Gwilym T. Still and Terry H. Thomas
11th International Rainwater Catchment Systems Conference, Texcoco, Mexico, 2003
Guttering is the most common method for conveying rainwater from the capture surface normally a roof) to storage. The cost of such gutters is a relatively small fraction of the total system cost (typically under 20%) but guttering failure accounts for much loss in RWH system performance. The optimum gutter may be defined as that which minimises the system cost per litre of water captured. There are a series of gutter variables within the control of the installer, including: gutter shape, slope, width and position relative to the roof edge.

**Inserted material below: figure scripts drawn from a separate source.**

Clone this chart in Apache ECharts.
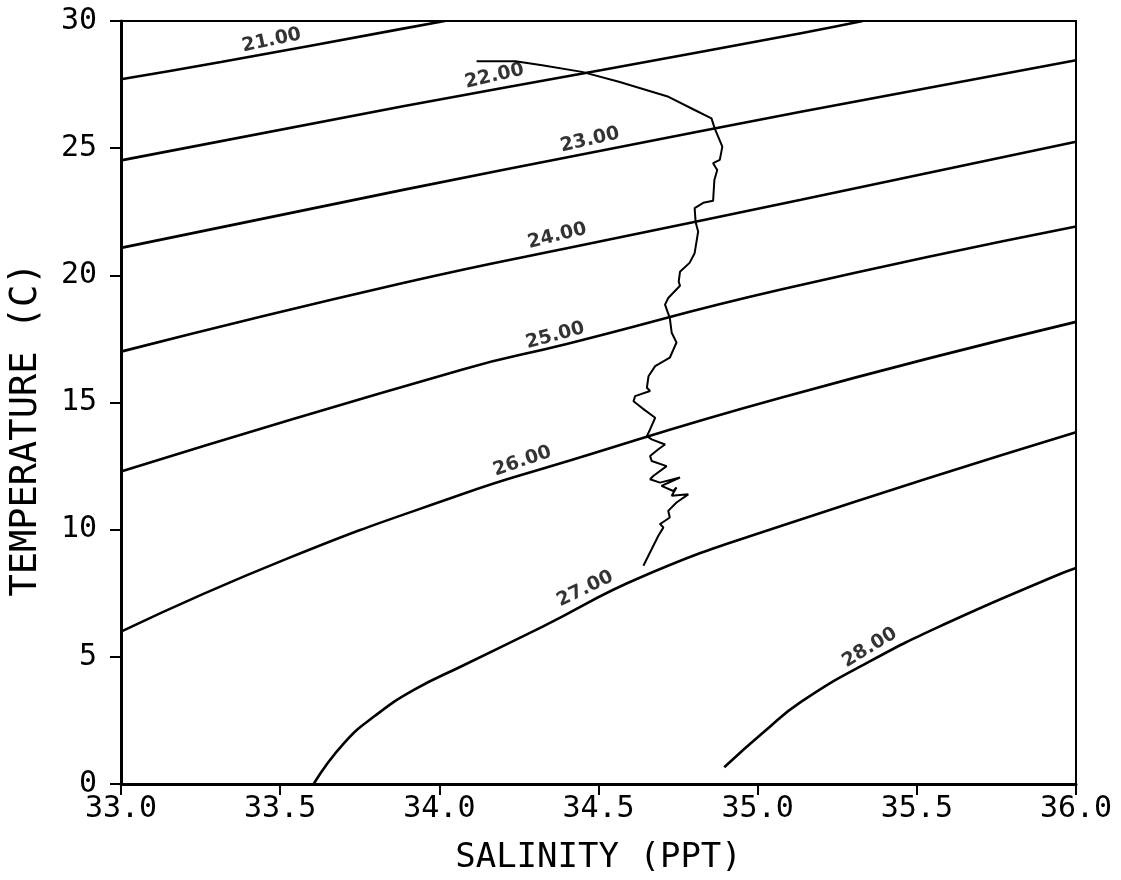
<!DOCTYPE html>
<html>
<head>
<meta charset="utf-8">
<script src="https://cdn.jsdelivr.net/npm/echarts@6/dist/echarts.min.js"></script>
<style>
html,body{margin:0;padding:0;background:#fff;}
#chart{width:1121px;height:880px;}
</style>
</head>
<body>
<div id="chart"></div>
<script>
// Sigma-t contour lines: [salinity, temperature]
const sigma21 = [[33.0,27.71],[33.314,28.39],[33.886,29.70],[34.017,30.0]];
const sigma22 = [[33.0,24.52],[33.886,26.65],[34.511,28.07],[35.136,29.52],[35.33,30.0]];
const sigma23 = [[33.0,21.08],[33.886,23.36],[34.511,24.91],[35.136,26.43],[36.0,28.46]];
const sigma24 = [[33.0,17.00],[33.886,19.70],[34.511,21.35],[35.136,22.97],[36.0,25.25]];
const sigma25 = [[33.0,12.29],[34.073,16.30],[34.40,17.30],[35.073,19.44],[36.0,21.92]];
const sigma26 = [[33.0,5.99],[33.52,8.85],[34.073,11.40],[34.355,12.51],[35.073,15.19],[36.0,18.17]];
const sigma27 = [[33.605,0.0],[33.70,1.60],[33.80,2.70],[33.92,3.70],[34.073,4.65],[34.323,6.18],[34.642,8.18],[35.073,10.14],[36.0,13.83]];
const sigma28 = [[34.895,0.66],[35.02,2.05],[35.136,3.23],[35.355,4.84],[35.595,6.33],[35.927,8.14],[36.0,8.49]];

// Contour label texts, anchor positions [S, T] and rotation (deg)
const contourLabels = ['21.00','22.00','23.00','24.00','25.00','26.00','27.00','28.00'];
const labelPos = [[33.473,29.24],[34.173,27.83],[34.473,25.32],[34.370,21.55],[34.364,17.63],[34.261,12.69],[34.458,7.67],[35.352,5.36]];
const labelRot = [12,13,13,14,15,19,26,31];

// Observed T-S profile [salinity, temperature]
const profile = [
[34.117,28.42],[34.239,28.42],[34.323,28.26],[34.448,28.00],[34.564,27.61],[34.720,27.02],
[34.802,26.50],[34.855,26.17],[34.865,25.78],[34.889,25.06],[34.881,24.54],[34.860,24.41],
[34.873,24.14],[34.864,23.75],[34.860,22.93],[34.829,22.85],[34.802,22.64],[34.805,22.10],
[34.813,21.72],[34.802,20.87],[34.786,20.49],[34.756,20.14],[34.752,19.75],[34.756,19.59],
[34.719,19.11],[34.709,18.85],[34.724,18.32],[34.730,17.74],[34.745,17.36],[34.724,16.76],
[34.678,16.43],[34.657,16.03],[34.652,15.58],[34.662,15.45],[34.615,15.25],[34.610,15.05],
[34.636,14.79],[34.678,14.40],[34.662,13.94],[34.652,13.68],[34.667,13.55],[34.709,13.35],
[34.688,13.16],[34.662,12.90],[34.667,12.70],[34.714,12.50],[34.672,12.11],[34.662,11.98],
[34.693,11.85],[34.756,12.05],[34.698,11.72],[34.735,11.52],[34.745,11.66],[34.730,11.33],
[34.782,11.39],[34.745,11.07],[34.719,10.74],[34.724,10.48],[34.709,10.35],[34.693,10.22],
[34.704,10.09],[34.688,9.76],[34.641,8.58]
];

const xTicks = {min:33.0, max:36.0, interval:0.5};
const yTicks = {min:0, max:30, interval:5};

const contours = [sigma21,sigma22,sigma23,sigma24,sigma25,sigma26,sigma27,sigma28];

const chart = echarts.init(document.getElementById('chart'), null, {renderer:'canvas'});
const series = contours.map((c,i)=>({
  type:'line', name:contourLabels[i], data:c, showSymbol:false, smooth:0.5,
  clip:true, silent:true,
  lineStyle:{color:'#000', width:2.6}
}));
series.push({
  type:'line', name:'profile', data:profile, showSymbol:false, smooth:false, silent:true,
  lineStyle:{color:'#000', width:2}
});
series.push({
  type:'scatter', name:'labels', symbolSize:0, silent:true,
  data: labelPos.map((p,i)=>({value:p, label:{rotate:labelRot[i], formatter:contourLabels[i]}})),
  label:{show:true, position:'inside', color:'#000', fontFamily:'DejaVu Sans', fontWeight:'bold', fontSize:19}
});

const axisFont = 'DejaVu Sans Mono';
chart.setOption({
  animation:false,
  backgroundColor:'#fff',
  grid:{left:116, right:45, top:21, bottom:95, show:true, borderColor:'#000', borderWidth:2, containLabel:false},
  xAxis:{
    type:'value', min:xTicks.min, max:xTicks.max, interval:xTicks.interval,
    name:'SALINITY (PPT)', nameLocation:'middle', nameGap:57,
    nameTextStyle:{fontFamily:axisFont, fontSize:34, color:'#000'},
    axisLine:{show:true, onZero:false, lineStyle:{color:'#000', width:3}},
    axisTick:{show:true, inside:false, length:11, lineStyle:{color:'#000', width:2}},
    axisLabel:{margin:10, fontFamily:axisFont, fontSize:30, color:'#000', formatter:v=>v.toFixed(1)},
    splitLine:{show:false}
  },
  yAxis:{
    type:'value', min:yTicks.min, max:yTicks.max, interval:yTicks.interval,
    name:'TEMPERATURE (C)', nameLocation:'middle', nameGap:76,
    nameTextStyle:{fontFamily:axisFont, fontSize:37, color:'#000', padding:[0,54,0,0]},
    axisLine:{show:true, onZero:false, lineStyle:{color:'#000', width:3}},
    axisTick:{show:true, inside:false, length:11, lineStyle:{color:'#000', width:2}},
    axisLabel:{margin:24, fontFamily:axisFont, fontSize:30, color:'#000'},
    splitLine:{show:false}
  },
  series:series
});
</script>
</body>
</html>
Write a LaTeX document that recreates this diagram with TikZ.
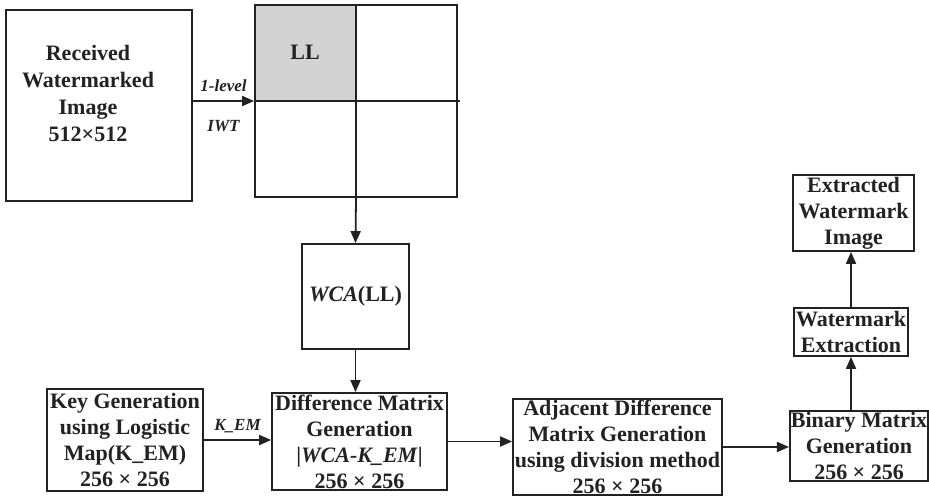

This paper focuses on an analysis of the sizing and positioning of gutters, based on several sources, including rainfall data from the humid tropics and experiments undertaken by the DTU at the University of Warwick and in Sri Lanka. For domestic RWH applications, it was found that relatively small gutters (around 5 to 8cm wide), if hung accurately, offer high performance. Typically an economically optimum gutter would intercept and convey only 90-95% of roof run-off to the cistern. Indeed, it appears that gutters are often oversized in practice. The use of a dual slope can improve the performance of guttering.
Having concluded the technical analysis, rules of thumb and tabulated recommendations are presented, suitable for application by rainwater harvesting practitioners.
Keywords: Guttering; economic; optimisation.